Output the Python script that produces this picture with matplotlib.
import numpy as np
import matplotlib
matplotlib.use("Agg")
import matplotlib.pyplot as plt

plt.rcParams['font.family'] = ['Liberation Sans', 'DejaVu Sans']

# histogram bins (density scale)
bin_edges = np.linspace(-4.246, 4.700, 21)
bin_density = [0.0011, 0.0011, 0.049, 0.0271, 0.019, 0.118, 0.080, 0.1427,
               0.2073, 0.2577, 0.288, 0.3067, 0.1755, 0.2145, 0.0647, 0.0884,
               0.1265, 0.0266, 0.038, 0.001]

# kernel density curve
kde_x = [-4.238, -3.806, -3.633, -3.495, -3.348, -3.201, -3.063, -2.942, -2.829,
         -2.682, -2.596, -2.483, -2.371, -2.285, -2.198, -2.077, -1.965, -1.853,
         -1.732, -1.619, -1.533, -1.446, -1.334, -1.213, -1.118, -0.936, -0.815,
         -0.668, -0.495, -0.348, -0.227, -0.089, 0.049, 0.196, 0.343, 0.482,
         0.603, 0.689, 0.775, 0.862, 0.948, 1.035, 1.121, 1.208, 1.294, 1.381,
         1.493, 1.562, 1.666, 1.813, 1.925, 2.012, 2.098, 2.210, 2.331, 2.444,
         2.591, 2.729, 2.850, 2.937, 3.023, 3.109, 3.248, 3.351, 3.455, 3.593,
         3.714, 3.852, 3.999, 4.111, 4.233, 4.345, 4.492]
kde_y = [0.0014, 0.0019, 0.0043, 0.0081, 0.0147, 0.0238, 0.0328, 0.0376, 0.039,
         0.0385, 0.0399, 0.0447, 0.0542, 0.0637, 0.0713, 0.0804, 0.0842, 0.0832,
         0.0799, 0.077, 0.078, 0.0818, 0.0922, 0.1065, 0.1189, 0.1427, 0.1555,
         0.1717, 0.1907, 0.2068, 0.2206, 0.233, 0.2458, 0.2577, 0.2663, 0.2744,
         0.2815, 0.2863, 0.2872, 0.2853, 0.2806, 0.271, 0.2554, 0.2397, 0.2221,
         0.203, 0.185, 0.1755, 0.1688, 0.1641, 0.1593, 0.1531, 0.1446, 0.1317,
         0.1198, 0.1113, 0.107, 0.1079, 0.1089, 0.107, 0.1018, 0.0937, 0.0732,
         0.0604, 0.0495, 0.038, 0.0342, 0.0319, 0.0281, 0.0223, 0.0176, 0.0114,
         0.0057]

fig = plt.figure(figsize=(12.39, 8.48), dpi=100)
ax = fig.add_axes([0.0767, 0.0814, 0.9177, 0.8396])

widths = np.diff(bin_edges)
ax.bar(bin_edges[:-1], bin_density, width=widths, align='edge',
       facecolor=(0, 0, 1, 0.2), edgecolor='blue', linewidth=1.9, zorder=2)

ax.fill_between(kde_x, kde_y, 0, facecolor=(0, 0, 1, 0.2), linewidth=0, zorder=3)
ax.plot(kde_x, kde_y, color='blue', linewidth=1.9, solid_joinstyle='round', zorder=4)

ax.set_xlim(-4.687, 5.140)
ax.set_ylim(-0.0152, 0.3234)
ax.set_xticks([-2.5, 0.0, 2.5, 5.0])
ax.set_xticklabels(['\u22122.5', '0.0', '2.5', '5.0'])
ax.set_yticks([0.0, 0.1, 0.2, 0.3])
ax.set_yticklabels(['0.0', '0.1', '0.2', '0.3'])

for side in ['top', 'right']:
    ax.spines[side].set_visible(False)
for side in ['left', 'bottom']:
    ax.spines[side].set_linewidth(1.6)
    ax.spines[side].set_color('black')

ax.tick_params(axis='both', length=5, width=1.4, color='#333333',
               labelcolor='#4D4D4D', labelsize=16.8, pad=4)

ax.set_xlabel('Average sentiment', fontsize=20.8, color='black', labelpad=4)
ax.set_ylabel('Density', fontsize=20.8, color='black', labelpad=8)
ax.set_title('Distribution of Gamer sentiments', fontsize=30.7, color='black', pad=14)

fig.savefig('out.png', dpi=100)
━━━━━━━━━━━━━━━━━━━━
Reproduce every line of the material above exactly.

Output the Python script that produces this picture with matplotlib.
import numpy as np
import matplotlib
matplotlib.use("Agg")
import matplotlib.pyplot as plt

plt.rcParams['font.family'] = ['Liberation Sans', 'DejaVu Sans']

# histogram bins (density scale)
bin_edges = np.linspace(-4.246, 4.700, 21)
bin_density = [0.0011, 0.0011, 0.049, 0.0271, 0.019, 0.118, 0.080, 0.1427,
               0.2073, 0.2577, 0.288, 0.3067, 0.1755, 0.2145, 0.0647, 0.0884,
               0.1265, 0.0266, 0.038, 0.001]

# kernel density curve
kde_x = [-4.238, -3.806, -3.633, -3.495, -3.348, -3.201, -3.063, -2.942, -2.829,
         -2.682, -2.596, -2.483, -2.371, -2.285, -2.198, -2.077, -1.965, -1.853,
         -1.732, -1.619, -1.533, -1.446, -1.334, -1.213, -1.118, -0.936, -0.815,
         -0.668, -0.495, -0.348, -0.227, -0.089, 0.049, 0.196, 0.343, 0.482,
         0.603, 0.689, 0.775, 0.862, 0.948, 1.035, 1.121, 1.208, 1.294, 1.381,
         1.493, 1.562, 1.666, 1.813, 1.925, 2.012, 2.098, 2.210, 2.331, 2.444,
         2.591, 2.729, 2.850, 2.937, 3.023, 3.109, 3.248, 3.351, 3.455, 3.593,
         3.714, 3.852, 3.999, 4.111, 4.233, 4.345, 4.492]
kde_y = [0.0014, 0.0019, 0.0043, 0.0081, 0.0147, 0.0238, 0.0328, 0.0376, 0.039,
         0.0385, 0.0399, 0.0447, 0.0542, 0.0637, 0.0713, 0.0804, 0.0842, 0.0832,
         0.0799, 0.077, 0.078, 0.0818, 0.0922, 0.1065, 0.1189, 0.1427, 0.1555,
         0.1717, 0.1907, 0.2068, 0.2206, 0.233, 0.2458, 0.2577, 0.2663, 0.2744,
         0.2815, 0.2863, 0.2872, 0.2853, 0.2806, 0.271, 0.2554, 0.2397, 0.2221,
         0.203, 0.185, 0.1755, 0.1688, 0.1641, 0.1593, 0.1531, 0.1446, 0.1317,
         0.1198, 0.1113, 0.107, 0.1079, 0.1089, 0.107, 0.1018, 0.0937, 0.0732,
         0.0604, 0.0495, 0.038, 0.0342, 0.0319, 0.0281, 0.0223, 0.0176, 0.0114,
         0.0057]

fig = plt.figure(figsize=(12.39, 8.48), dpi=100)
ax = fig.add_axes([0.0767, 0.0814, 0.9177, 0.8396])

widths = np.diff(bin_edges)
ax.bar(bin_edges[:-1], bin_density, width=widths, align='edge',
       facecolor=(0, 0, 1, 0.2), edgecolor='blue', linewidth=1.9, zorder=2)

ax.fill_between(kde_x, kde_y, 0, facecolor=(0, 0, 1, 0.2), linewidth=0, zorder=3)
ax.plot(kde_x, kde_y, color='blue', linewidth=1.9, solid_joinstyle='round', zorder=4)

ax.set_xlim(-4.687, 5.140)
ax.set_ylim(-0.0152, 0.3234)
ax.set_xticks([-2.5, 0.0, 2.5, 5.0])
ax.set_xticklabels(['\u22122.5', '0.0', '2.5', '5.0'])
ax.set_yticks([0.0, 0.1, 0.2, 0.3])
ax.set_yticklabels(['0.0', '0.1', '0.2', '0.3'])

for side in ['top', 'right']:
    ax.spines[side].set_visible(False)
for side in ['left', 'bottom']:
    ax.spines[side].set_linewidth(1.6)
    ax.spines[side].set_color('black')

ax.tick_params(axis='both', length=5, width=1.4, color='#333333',
               labelcolor='#4D4D4D', labelsize=16.8, pad=4)

ax.set_xlabel('Average sentiment', fontsize=20.8, color='black', labelpad=4)
ax.set_ylabel('Density', fontsize=20.8, color='black', labelpad=8)
ax.set_title('Distribution of Gamer sentiments', fontsize=30.7, color='black', pad=14)

fig.savefig('out.png', dpi=100)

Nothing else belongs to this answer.